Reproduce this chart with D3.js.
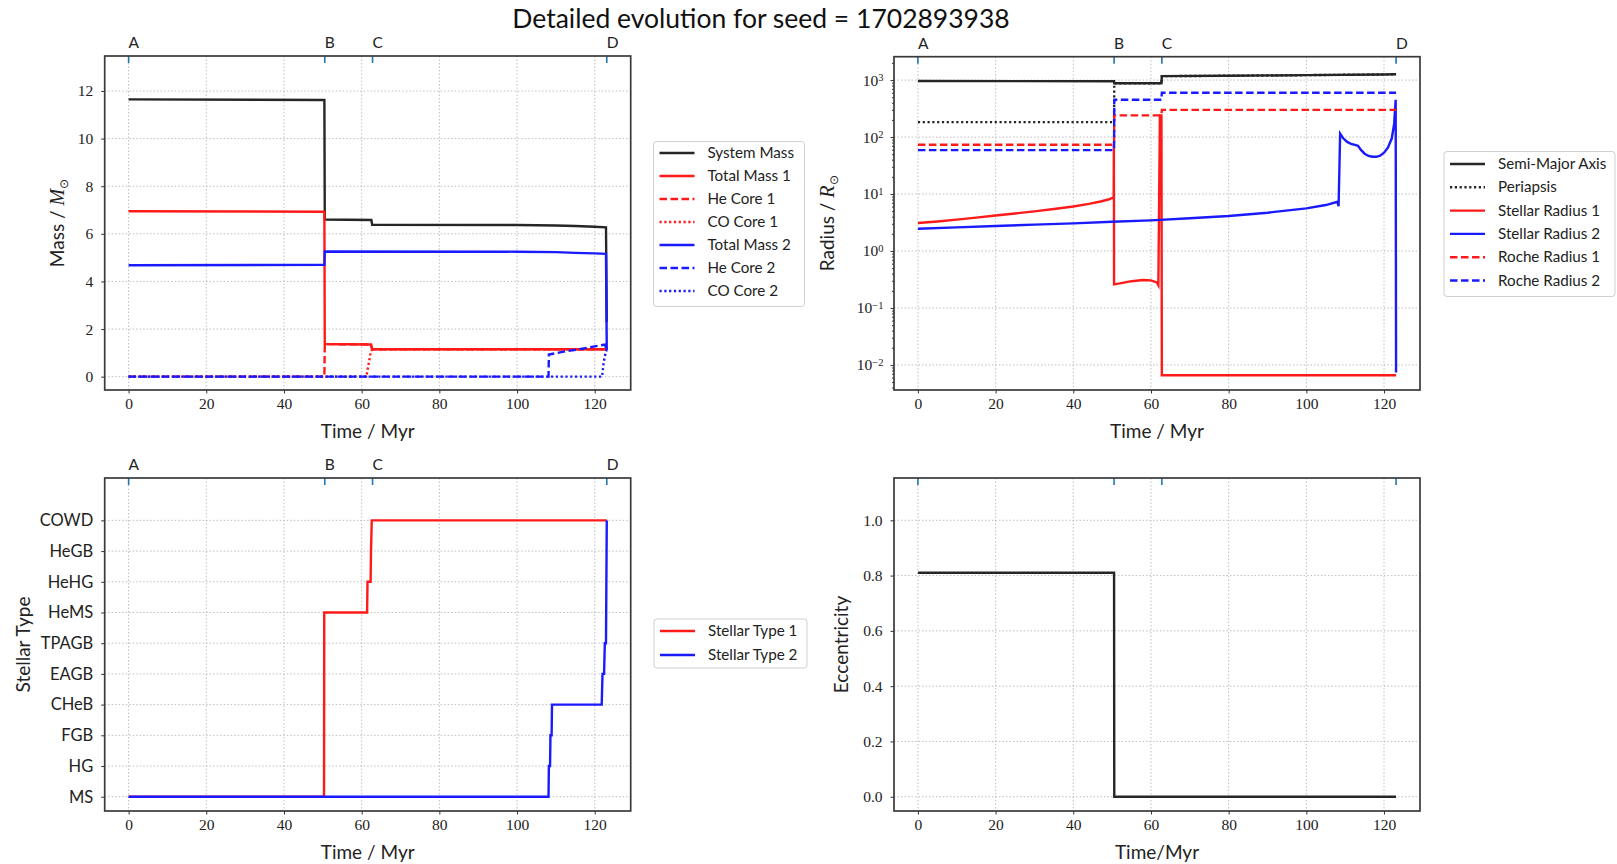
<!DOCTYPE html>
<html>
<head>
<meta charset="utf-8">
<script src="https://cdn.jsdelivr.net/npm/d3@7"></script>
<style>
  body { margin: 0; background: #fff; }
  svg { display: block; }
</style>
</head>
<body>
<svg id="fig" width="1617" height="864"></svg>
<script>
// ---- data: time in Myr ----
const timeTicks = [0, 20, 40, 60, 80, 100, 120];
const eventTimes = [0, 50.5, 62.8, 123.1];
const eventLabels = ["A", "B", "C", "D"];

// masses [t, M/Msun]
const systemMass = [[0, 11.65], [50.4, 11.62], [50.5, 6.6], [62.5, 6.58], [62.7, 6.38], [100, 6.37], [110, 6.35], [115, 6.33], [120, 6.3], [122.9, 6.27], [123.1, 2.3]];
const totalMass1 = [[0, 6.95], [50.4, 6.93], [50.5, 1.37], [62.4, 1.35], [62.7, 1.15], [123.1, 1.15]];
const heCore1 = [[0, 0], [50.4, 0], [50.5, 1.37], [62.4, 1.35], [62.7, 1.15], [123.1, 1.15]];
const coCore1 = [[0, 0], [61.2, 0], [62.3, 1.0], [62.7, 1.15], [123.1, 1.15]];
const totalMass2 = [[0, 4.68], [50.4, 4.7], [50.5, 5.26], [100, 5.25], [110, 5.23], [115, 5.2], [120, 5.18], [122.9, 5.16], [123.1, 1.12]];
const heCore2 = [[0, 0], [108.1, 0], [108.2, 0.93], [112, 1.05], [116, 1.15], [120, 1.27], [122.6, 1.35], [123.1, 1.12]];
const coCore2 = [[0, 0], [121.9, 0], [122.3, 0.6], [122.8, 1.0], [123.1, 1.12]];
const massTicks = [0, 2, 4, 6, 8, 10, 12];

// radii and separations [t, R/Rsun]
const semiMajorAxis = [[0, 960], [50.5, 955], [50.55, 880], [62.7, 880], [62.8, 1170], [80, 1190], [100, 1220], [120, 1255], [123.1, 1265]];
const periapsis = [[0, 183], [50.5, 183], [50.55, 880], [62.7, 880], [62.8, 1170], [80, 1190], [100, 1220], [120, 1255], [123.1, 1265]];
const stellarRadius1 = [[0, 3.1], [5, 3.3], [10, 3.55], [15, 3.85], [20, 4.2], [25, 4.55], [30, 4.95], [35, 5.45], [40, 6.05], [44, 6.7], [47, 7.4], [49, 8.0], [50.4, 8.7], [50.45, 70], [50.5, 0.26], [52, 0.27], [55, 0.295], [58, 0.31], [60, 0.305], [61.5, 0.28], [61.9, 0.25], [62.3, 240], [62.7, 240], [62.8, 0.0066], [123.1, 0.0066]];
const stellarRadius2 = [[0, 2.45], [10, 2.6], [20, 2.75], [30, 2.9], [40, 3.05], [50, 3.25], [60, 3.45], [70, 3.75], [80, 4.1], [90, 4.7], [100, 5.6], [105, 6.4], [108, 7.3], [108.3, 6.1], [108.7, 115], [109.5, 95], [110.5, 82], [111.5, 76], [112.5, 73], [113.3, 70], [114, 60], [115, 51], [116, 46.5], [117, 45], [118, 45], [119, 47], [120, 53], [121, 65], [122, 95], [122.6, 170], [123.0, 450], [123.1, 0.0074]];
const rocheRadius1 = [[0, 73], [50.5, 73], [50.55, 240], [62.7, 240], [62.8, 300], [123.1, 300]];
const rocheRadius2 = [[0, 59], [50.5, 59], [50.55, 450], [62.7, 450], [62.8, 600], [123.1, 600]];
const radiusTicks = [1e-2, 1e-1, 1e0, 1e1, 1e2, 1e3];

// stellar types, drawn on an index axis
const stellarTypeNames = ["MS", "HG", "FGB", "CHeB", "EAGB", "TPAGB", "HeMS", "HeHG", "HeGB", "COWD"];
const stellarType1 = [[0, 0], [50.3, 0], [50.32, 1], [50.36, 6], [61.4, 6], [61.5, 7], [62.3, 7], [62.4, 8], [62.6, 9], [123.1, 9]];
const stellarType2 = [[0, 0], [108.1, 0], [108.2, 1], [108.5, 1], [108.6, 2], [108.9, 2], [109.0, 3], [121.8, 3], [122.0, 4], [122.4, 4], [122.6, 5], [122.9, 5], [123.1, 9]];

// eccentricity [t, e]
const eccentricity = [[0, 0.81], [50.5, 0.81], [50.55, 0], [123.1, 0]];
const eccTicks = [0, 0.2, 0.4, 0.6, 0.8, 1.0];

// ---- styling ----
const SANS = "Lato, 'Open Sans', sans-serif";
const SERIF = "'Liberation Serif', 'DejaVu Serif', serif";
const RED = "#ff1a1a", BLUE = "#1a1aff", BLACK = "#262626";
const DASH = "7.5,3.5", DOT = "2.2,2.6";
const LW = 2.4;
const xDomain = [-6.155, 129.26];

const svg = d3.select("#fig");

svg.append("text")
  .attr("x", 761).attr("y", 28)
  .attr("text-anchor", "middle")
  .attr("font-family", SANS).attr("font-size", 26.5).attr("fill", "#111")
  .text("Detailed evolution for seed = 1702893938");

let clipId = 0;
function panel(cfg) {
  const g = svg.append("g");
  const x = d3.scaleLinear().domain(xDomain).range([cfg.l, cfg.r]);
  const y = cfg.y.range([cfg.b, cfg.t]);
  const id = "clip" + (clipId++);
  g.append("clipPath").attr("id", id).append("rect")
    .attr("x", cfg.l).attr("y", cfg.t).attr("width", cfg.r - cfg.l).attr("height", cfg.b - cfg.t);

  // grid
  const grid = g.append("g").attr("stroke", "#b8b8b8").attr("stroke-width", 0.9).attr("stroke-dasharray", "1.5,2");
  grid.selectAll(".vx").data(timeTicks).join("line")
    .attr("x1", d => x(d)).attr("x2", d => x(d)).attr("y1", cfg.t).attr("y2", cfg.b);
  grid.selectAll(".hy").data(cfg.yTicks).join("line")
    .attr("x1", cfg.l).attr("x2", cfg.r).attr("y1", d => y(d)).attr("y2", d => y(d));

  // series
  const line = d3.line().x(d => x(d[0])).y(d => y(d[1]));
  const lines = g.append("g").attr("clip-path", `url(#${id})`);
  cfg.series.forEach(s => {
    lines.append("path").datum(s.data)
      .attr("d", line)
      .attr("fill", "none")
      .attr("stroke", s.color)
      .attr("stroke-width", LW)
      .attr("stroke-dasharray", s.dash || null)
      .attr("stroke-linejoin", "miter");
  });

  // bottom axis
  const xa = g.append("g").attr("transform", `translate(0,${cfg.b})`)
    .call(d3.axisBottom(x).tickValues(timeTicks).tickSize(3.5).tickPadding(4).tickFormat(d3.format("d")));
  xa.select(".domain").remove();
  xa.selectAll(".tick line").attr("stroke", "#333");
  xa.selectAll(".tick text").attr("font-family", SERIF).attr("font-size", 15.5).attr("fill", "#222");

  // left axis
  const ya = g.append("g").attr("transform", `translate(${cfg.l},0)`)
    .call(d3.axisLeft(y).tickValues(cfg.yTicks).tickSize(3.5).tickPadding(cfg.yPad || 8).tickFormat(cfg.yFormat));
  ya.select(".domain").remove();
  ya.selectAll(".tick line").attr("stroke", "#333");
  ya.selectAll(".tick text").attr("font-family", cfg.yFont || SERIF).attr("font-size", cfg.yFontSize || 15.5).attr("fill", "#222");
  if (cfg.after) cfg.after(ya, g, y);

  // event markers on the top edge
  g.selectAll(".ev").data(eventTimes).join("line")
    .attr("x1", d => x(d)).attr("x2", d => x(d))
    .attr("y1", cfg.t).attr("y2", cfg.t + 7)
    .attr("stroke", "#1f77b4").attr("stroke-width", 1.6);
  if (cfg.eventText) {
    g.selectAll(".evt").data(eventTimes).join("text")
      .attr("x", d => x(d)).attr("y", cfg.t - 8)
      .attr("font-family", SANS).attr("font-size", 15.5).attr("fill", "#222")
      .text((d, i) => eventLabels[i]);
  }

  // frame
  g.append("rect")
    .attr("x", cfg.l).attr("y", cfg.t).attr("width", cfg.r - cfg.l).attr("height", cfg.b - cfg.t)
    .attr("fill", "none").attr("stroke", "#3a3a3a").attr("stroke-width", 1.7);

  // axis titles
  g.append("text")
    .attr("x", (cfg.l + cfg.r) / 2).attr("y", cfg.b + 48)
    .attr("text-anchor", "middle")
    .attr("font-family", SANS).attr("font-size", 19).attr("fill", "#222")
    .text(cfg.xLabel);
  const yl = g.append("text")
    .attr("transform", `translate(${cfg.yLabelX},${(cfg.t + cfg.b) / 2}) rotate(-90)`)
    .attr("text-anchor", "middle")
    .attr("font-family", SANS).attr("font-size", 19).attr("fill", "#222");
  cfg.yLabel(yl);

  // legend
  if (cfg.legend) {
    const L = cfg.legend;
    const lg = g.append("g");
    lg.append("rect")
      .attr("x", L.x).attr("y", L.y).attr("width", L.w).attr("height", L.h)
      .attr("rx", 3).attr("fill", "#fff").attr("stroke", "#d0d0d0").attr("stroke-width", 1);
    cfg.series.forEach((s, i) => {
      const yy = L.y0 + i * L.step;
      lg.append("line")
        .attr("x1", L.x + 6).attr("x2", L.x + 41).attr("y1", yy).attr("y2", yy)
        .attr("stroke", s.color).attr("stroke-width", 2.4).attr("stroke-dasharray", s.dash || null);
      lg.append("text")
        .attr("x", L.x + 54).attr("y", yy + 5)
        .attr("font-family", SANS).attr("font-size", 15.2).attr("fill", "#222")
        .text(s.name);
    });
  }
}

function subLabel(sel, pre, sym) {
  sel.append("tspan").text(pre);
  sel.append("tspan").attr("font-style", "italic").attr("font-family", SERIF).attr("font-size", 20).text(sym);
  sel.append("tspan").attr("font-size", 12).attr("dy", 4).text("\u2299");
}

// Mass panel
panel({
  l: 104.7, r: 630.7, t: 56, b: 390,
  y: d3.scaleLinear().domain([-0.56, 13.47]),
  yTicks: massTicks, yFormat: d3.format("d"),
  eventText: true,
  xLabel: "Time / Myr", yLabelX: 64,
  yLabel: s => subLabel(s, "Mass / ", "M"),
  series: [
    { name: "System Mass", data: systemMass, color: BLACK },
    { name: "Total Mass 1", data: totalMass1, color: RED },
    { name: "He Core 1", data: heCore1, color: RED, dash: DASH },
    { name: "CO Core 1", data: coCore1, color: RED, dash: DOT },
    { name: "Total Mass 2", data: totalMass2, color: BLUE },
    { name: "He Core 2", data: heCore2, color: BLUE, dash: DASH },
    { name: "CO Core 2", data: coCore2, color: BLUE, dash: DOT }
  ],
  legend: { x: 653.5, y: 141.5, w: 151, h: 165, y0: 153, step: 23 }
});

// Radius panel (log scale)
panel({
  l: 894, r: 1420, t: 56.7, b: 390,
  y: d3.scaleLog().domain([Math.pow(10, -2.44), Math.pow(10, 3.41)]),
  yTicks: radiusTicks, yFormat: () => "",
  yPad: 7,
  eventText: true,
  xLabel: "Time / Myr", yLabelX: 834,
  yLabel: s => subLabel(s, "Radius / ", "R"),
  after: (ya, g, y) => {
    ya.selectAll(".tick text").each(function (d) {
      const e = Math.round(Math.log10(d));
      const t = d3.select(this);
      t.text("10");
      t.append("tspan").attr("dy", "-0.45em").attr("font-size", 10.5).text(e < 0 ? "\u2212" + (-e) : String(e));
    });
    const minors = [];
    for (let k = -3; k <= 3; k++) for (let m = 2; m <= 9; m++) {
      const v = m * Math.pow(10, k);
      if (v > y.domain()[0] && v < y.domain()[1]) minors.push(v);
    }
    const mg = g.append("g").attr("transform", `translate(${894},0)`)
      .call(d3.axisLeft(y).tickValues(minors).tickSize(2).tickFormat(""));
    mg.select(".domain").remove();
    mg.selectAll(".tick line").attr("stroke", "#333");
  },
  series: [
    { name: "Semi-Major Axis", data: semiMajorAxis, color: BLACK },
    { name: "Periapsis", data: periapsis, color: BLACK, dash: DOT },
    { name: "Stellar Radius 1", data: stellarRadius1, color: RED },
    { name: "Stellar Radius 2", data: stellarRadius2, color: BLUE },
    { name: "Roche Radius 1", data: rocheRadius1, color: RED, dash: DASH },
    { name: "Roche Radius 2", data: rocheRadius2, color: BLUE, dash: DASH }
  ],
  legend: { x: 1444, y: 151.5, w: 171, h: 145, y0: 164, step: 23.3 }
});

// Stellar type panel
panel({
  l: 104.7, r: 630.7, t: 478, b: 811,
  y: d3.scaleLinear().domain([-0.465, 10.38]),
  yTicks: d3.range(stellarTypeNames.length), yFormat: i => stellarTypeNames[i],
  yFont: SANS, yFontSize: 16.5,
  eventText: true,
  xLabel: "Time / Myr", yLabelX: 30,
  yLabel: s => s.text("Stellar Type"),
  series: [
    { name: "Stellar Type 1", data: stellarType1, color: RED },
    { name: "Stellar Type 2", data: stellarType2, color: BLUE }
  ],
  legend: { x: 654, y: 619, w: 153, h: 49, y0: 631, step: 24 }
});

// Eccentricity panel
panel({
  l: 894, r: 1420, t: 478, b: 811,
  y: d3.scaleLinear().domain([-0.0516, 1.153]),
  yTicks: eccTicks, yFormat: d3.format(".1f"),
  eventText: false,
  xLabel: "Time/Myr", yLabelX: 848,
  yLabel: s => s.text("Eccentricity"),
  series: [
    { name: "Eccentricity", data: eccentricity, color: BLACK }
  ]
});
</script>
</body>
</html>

* * * * * * *

#### [TASK TO COMPLETE]
Pictures are excluded; extract exactly the lines from the start of the data through the line that holds "const massTicks = [0, 2, 4, 6, 8, 10, 12];", both ends included.

#### [THE REPLY]
Reproduce this chart with D3.js.
<!DOCTYPE html>
<html>
<head>
<meta charset="utf-8">
<script src="https://cdn.jsdelivr.net/npm/d3@7"></script>
<style>
  body { margin: 0; background: #fff; }
  svg { display: block; }
</style>
</head>
<body>
<svg id="fig" width="1617" height="864"></svg>
<script>
// ---- data: time in Myr ----
const timeTicks = [0, 20, 40, 60, 80, 100, 120];
const eventTimes = [0, 50.5, 62.8, 123.1];
const eventLabels = ["A", "B", "C", "D"];

// masses [t, M/Msun]
const systemMass = [[0, 11.65], [50.4, 11.62], [50.5, 6.6], [62.5, 6.58], [62.7, 6.38], [100, 6.37], [110, 6.35], [115, 6.33], [120, 6.3], [122.9, 6.27], [123.1, 2.3]];
const totalMass1 = [[0, 6.95], [50.4, 6.93], [50.5, 1.37], [62.4, 1.35], [62.7, 1.15], [123.1, 1.15]];
const heCore1 = [[0, 0], [50.4, 0], [50.5, 1.37], [62.4, 1.35], [62.7, 1.15], [123.1, 1.15]];
const coCore1 = [[0, 0], [61.2, 0], [62.3, 1.0], [62.7, 1.15], [123.1, 1.15]];
const totalMass2 = [[0, 4.68], [50.4, 4.7], [50.5, 5.26], [100, 5.25], [110, 5.23], [115, 5.2], [120, 5.18], [122.9, 5.16], [123.1, 1.12]];
const heCore2 = [[0, 0], [108.1, 0], [108.2, 0.93], [112, 1.05], [116, 1.15], [120, 1.27], [122.6, 1.35], [123.1, 1.12]];
const coCore2 = [[0, 0], [121.9, 0], [122.3, 0.6], [122.8, 1.0], [123.1, 1.12]];
const massTicks = [0, 2, 4, 6, 8, 10, 12];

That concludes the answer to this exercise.